Rite Aid’s plan to close more stores as part of its bankruptcy process could hurt access to medicine and care, particularly in some majority-black and Hispanic neighborhoods and in rural areas, experts say.
The drugstore chain said late Sunday that its voluntary Chapter 11 process will allow it to accelerate its plan to close underperforming stores.
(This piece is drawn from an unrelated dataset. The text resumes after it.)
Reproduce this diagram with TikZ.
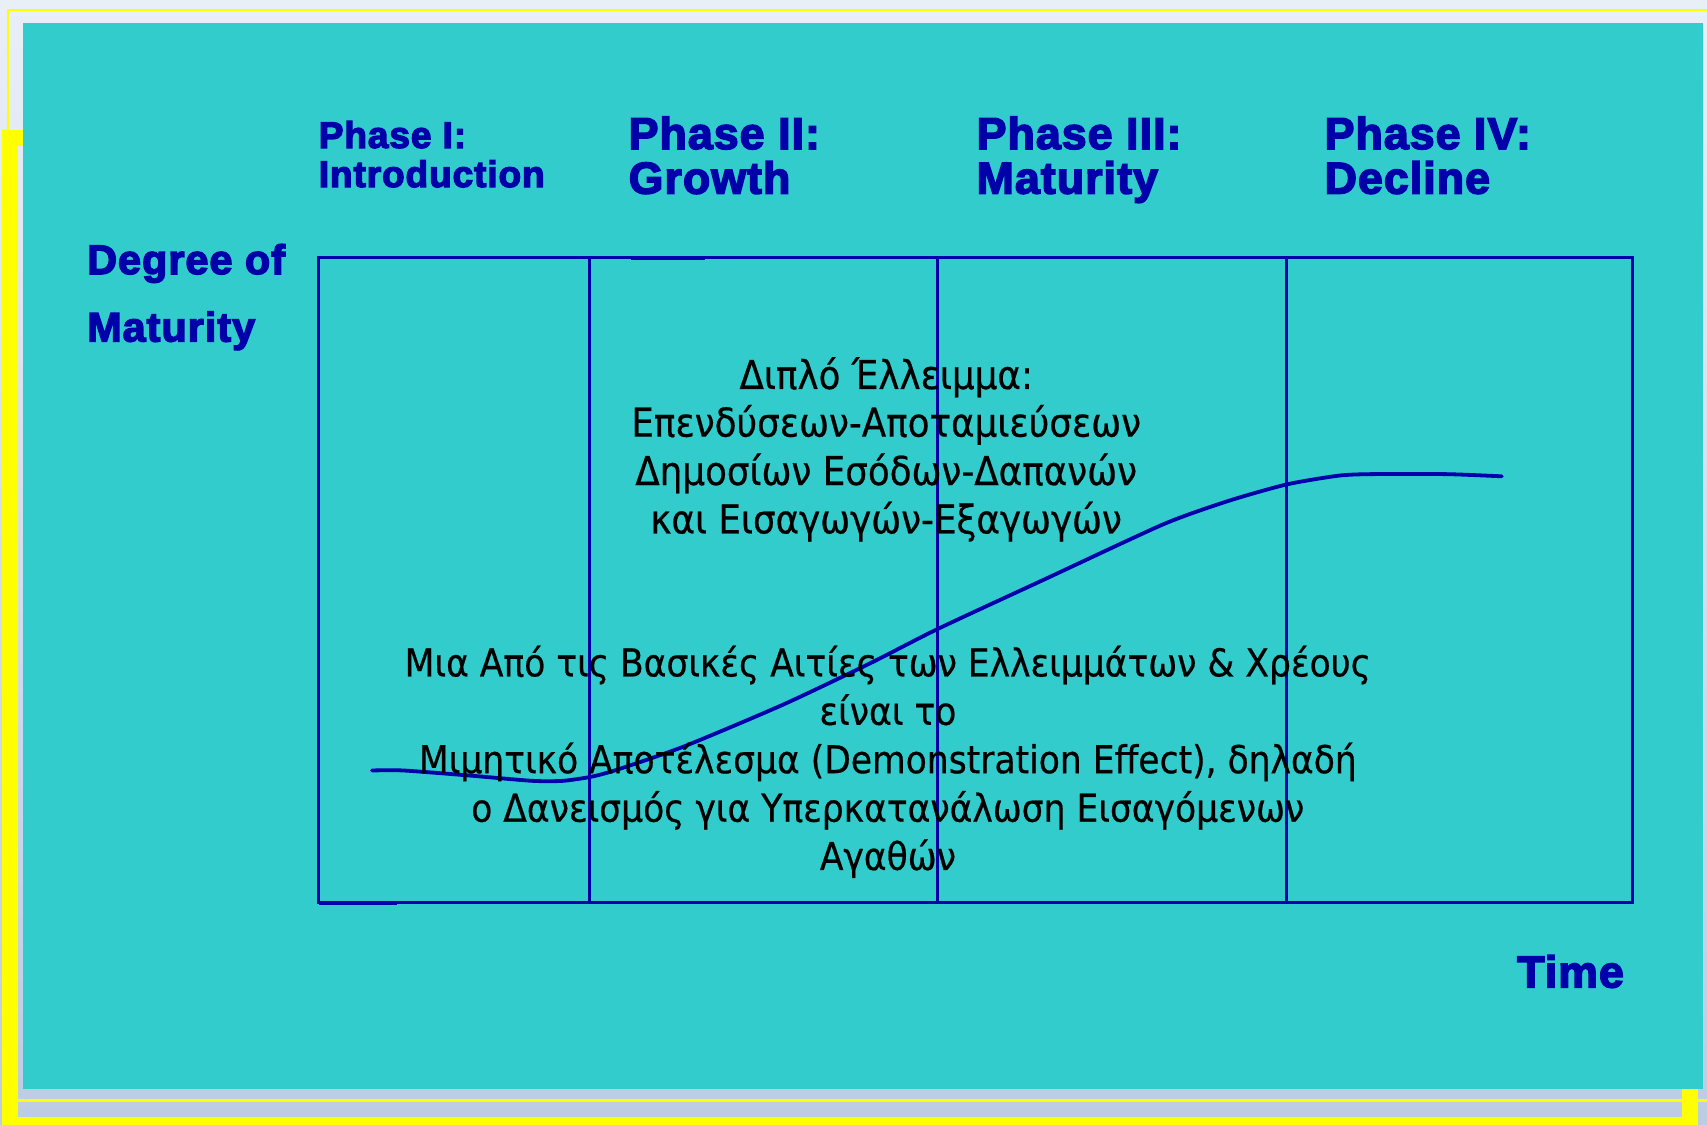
\documentclass[tikz,border=0pt]{standalone}
\usepackage{fontspec}
\setmainfont{DejaVu Sans}
\newfontfamily\labfont[FakeBold=3.5,LetterSpace=2.5]{Liberation Sans Bold}
\newfontfamily\grfont[FakeBold=0.5]{DejaVu Sans Condensed}
\definecolor{cyanbg}{HTML}{33CCCC}
\definecolor{lineblue}{HTML}{0000AA}
\definecolor{textblue}{HTML}{0000A8}
\definecolor{yell}{HTML}{FFFF00}
\definecolor{bgtop}{HTML}{E9EFF7}
\definecolor{bgbot}{HTML}{BCCCE3}
\tikzset{
  lab/.style={inner sep=0pt, text=textblue, font=\labfont\fontsize{41}{41}\selectfont, anchor=base west},
  labsmall/.style={lab, font=\labfont\fontsize{34}{34}\selectfont},
  labmid/.style={lab, font=\labfont\fontsize{38}{38}\selectfont},
  gr/.style={inner sep=0pt, text=black, font=\grfont\fontsize{36.5}{36.5}\selectfont, anchor=base},
  grb/.style={gr, font=\grfont\fontsize{35.3}{35.3}\selectfont},
  grid/.style={draw=lineblue, line width=2.8pt},
  curve/.style={draw=lineblue, line width=3.5pt, line join=round, line cap=round},
}
\begin{document}
\begin{tikzpicture}[x=1pt,y=-1pt]
\useasboundingbox (0,0) rectangle (1569.7,1034.5);
% background
\shade[top color=bgtop, bottom color=bgbot] (0,0) rectangle (1569.7,1034.5);
% yellow frame
\draw[yell, line width=2pt] (7.4,119.5) -- (7.4,9.2) -- (1569.7,9.2);
\draw[yell, line width=2pt] (16.2,1012) -- (1569.7,1012);
\fill[yell] (1.8,119.5) rectangle (21.1,134.3);
\fill[yell] (1.8,119.5) rectangle (16.2,1034.5);
\fill[yell] (1.8,1027) rectangle (1546.7,1034.5);
\fill[yell] (1546.7,1001.4) rectangle (1561.4,1034.5);
% cyan panel
\fill[cyanbg] (21.1,21.1) rectangle (1566,1001.4);
% grid
\coordinate (tl) at (293,237);
\coordinate (br) at (1501,830);
\draw[grid] (tl) rectangle (br);
\coordinate (v1t) at (542,237); \coordinate (v1b) at (542,830);
\coordinate (v2t) at (862,237); \coordinate (v2b) at (862,830);
\coordinate (v3t) at (1183,237); \coordinate (v3b) at (1183,830);
\draw[grid] (v1t) -- (v1b);
\draw[grid] (v2t) -- (v2b);
\draw[grid] (v3t) -- (v3b);
\coordinate (s1a) at (580,237.5); \coordinate (s1b) at (648,237.5);
\draw[draw=lineblue, line width=3.6pt] (s1a) -- (s1b);
\coordinate (s2a) at (293,830.5); \coordinate (s2b) at (365,830.5);
\draw[draw=lineblue, line width=3.6pt] (s2a) -- (s2b);
% curve
\draw[curve] plot[smooth, tension=0.4] coordinates {
 (342,708.5) (371,708.5) (430,713) (489,718) (518,718) (545,714)
 (570,707) (630,686) (720,648) (800,610) (862,578.5)
 (960,533) (1070,482) (1130,460.5) (1183,445.5) (1230,437.5)
 (1260,436) (1330,436) (1381,438)};
% phase labels
\node[labsmall] (p1a) at (293,136) {Phase I:};
\node[labsmall] (p1b) at (293,172) {Introduction};
\node[lab] (p2a) at (578,137) {Phase II:};
\node[lab] (p2b) at (578,178) {Growth};
\node[lab] (p3a) at (898,137) {Phase III:};
\node[lab] (p3b) at (898,178) {Maturity};
\node[lab] (p4a) at (1218,137) {Phase IV:};
\node[lab] (p4b) at (1218,178) {Decline};
\node[labmid] (ya) at (80,252) {Degree of};
\node[labmid] (yb) at (80,314) {Maturity};
\node[lab] (xl) at (1395,908) {Time};
% greek text block 1
\node[gr] (g1) at (815,357.7) {Διπλό Έλλειμμα:};
\node[gr] (g2) at (815,401.5) {Επενδύσεων-Αποταμιεύσεων};
\node[gr] (g3) at (815,446) {Δημοσίων Εσόδων-Δαπανών};
\node[gr] (g4) at (815,490.5) {και Εισαγωγών-Εξαγωγών};
% greek text block 2
\node[grb] (h1) at (816.5,622) {Μια Από τις Βασικές Αιτίες των Ελλειμμάτων \& Χρέους};
\node[grb] (h2) at (816.5,666.5) {είναι το};
\node[grb] (h3) at (816.5,711) {Μιμητικό Αποτέλεσμα (Demonstration Effect), δηλαδή};
\node[grb] (h4) at (816.5,755.6) {ο Δανεισμός για Υπερκατανάλωση Εισαγόμενων};
\node[grb] (h5) at (816.5,800) {Αγαθών};
\end{tikzpicture}
\end{document}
The company operates more than 2,000 stores, mostly on the East and West coasts.
It said it doesn’t know yet which ones will close, but The Wall Street Journal reported last month that the company had proposed closing 400 to 500 of them.
Dima Qato, an associate professor at the University of Southern California who studies pharmacy access, said that when drugstore chains close stores, they often target locations in low-income, black and Latino neighborhoods where people are covered by government-funded insurance programs like Medicaid.
“They tend to close in those neighborhoods regardless of whether there is another pharmacy nearby or not,” Qato said.
Rite Aid also has many stores in smaller, rural markets that don’t get as much business as big-city locations, noted Jeff Jonas, a Gabelli Funds portfolio manager who tracks drugstores. He expects the company to close several hundred stores over the next few years.
Closures can create “pharmacy deserts,” or neighborhoods without easy access to a drugstore. These can be poor neighborhoods where residents are less likely to own cars and a drugstore is more than half a mile away. It also refers to rural areas where drugstores may be miles away.